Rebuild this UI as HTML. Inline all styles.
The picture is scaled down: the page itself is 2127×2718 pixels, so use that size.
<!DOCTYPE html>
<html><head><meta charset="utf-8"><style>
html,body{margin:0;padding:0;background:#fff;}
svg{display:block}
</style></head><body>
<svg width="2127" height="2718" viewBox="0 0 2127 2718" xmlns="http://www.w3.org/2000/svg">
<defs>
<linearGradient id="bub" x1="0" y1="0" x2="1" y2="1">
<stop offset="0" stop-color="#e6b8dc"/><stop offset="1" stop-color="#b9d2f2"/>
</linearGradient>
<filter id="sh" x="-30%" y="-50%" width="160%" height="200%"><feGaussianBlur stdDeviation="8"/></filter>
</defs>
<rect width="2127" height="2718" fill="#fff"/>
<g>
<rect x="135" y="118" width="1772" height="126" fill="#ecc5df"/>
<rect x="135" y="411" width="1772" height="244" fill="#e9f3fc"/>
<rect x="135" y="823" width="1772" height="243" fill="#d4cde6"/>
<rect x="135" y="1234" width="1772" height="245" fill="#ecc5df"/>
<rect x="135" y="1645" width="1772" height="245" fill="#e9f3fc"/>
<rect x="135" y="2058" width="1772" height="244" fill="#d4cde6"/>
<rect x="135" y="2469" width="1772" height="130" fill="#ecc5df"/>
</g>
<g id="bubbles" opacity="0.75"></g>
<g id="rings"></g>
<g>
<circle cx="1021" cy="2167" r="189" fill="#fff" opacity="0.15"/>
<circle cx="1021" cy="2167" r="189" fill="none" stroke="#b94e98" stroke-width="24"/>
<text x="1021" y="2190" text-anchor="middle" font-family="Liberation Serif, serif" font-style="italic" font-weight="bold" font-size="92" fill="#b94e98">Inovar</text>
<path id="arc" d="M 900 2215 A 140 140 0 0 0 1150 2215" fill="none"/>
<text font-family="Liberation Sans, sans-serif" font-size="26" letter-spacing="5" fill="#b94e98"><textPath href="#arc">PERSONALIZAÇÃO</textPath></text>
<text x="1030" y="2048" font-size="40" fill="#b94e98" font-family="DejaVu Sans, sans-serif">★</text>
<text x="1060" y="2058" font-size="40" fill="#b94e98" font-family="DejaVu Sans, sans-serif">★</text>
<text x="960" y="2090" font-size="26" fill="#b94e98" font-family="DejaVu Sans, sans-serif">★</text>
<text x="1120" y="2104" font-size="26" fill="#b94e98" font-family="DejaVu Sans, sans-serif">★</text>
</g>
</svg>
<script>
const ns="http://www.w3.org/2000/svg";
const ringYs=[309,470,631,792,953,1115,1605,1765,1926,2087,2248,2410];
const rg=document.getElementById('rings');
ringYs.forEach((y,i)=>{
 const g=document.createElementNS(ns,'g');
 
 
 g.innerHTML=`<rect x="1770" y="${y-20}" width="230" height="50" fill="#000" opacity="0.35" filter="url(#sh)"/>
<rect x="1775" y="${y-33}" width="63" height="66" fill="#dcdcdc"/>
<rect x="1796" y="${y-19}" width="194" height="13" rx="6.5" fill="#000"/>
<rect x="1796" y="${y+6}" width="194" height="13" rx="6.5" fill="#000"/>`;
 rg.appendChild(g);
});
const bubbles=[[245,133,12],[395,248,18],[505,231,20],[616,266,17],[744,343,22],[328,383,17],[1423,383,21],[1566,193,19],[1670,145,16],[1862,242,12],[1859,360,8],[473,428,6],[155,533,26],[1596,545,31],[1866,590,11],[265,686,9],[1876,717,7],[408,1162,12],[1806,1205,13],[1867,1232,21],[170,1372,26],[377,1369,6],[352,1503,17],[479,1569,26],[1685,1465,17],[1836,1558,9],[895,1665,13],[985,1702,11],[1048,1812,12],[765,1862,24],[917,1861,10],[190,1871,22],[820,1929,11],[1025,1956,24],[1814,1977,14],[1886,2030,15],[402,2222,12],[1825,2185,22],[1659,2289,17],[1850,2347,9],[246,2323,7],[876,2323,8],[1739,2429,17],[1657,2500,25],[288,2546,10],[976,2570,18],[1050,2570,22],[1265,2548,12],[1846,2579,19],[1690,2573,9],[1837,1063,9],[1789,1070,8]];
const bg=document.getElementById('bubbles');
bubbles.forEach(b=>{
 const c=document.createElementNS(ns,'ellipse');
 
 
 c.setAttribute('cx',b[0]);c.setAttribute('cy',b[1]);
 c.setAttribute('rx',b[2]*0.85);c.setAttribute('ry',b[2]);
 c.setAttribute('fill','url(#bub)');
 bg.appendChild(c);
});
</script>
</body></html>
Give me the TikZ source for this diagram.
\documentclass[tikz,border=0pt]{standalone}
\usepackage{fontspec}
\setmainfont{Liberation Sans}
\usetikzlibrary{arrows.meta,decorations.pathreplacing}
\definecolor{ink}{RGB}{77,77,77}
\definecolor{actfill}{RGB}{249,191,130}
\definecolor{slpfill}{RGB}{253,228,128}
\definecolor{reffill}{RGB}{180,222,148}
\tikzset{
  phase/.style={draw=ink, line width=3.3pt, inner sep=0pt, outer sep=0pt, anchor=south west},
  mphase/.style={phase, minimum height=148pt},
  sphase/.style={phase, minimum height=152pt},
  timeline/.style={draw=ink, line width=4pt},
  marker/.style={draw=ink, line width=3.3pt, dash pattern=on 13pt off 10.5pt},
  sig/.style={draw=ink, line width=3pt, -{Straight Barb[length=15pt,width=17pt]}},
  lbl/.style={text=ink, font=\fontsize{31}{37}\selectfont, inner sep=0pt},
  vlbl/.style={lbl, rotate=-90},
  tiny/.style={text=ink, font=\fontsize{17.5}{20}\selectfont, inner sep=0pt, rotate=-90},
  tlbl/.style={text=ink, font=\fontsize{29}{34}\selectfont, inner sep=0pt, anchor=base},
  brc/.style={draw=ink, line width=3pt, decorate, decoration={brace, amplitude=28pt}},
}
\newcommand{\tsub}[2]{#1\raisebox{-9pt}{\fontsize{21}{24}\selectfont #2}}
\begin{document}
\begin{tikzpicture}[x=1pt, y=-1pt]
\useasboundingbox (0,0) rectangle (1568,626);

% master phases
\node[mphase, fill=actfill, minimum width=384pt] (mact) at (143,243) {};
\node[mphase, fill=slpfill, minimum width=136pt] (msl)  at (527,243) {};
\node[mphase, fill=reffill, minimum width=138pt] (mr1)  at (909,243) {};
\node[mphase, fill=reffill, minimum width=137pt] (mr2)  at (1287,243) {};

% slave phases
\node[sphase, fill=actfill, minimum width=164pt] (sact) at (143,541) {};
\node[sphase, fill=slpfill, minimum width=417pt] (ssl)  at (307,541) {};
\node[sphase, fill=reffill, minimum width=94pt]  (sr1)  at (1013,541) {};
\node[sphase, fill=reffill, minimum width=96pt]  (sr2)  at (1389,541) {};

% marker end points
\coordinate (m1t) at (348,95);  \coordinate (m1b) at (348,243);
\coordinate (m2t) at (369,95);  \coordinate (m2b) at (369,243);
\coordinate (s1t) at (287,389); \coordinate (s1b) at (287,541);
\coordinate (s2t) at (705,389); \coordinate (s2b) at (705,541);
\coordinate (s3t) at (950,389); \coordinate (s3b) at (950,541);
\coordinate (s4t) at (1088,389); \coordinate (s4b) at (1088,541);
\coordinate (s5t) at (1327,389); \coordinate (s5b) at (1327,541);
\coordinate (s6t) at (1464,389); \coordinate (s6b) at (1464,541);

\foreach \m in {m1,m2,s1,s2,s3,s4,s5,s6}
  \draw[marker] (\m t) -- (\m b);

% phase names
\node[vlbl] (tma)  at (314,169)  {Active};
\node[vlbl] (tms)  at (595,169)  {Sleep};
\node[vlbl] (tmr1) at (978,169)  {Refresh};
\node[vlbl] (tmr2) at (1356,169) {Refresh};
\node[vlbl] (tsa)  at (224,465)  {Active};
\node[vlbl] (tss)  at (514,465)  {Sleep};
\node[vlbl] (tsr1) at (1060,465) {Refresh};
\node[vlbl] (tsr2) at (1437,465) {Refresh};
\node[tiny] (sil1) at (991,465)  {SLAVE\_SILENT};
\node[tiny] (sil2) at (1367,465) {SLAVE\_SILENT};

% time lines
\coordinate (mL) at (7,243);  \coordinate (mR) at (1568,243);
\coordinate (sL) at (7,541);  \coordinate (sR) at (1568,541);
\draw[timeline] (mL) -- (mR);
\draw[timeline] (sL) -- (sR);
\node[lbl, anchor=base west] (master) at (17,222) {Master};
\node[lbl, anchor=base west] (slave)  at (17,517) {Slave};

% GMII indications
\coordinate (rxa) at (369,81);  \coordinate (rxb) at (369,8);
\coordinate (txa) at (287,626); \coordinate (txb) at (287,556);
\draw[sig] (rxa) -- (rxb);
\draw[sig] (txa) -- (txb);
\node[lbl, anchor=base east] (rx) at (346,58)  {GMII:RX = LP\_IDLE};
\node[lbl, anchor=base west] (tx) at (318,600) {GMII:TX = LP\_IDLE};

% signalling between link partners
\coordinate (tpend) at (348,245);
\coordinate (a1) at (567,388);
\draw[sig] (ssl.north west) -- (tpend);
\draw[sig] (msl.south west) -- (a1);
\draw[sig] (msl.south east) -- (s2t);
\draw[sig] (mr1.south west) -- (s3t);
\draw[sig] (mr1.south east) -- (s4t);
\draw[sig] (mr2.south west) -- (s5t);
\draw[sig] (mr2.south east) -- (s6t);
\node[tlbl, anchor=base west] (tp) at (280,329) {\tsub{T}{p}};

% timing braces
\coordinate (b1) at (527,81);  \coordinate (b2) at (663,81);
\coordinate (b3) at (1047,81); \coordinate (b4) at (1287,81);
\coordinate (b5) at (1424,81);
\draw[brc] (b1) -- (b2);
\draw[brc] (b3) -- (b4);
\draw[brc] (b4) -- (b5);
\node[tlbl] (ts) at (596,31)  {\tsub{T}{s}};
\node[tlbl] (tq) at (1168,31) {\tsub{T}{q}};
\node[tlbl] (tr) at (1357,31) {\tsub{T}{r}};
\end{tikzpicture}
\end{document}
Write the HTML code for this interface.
· · · · · · ·
Identify every line holding the word "this" and copy it out.

Worked answer
Rebuild this UI as HTML. Inline all styles.
Give me the TikZ source for this diagram.
Write the HTML code for this interface.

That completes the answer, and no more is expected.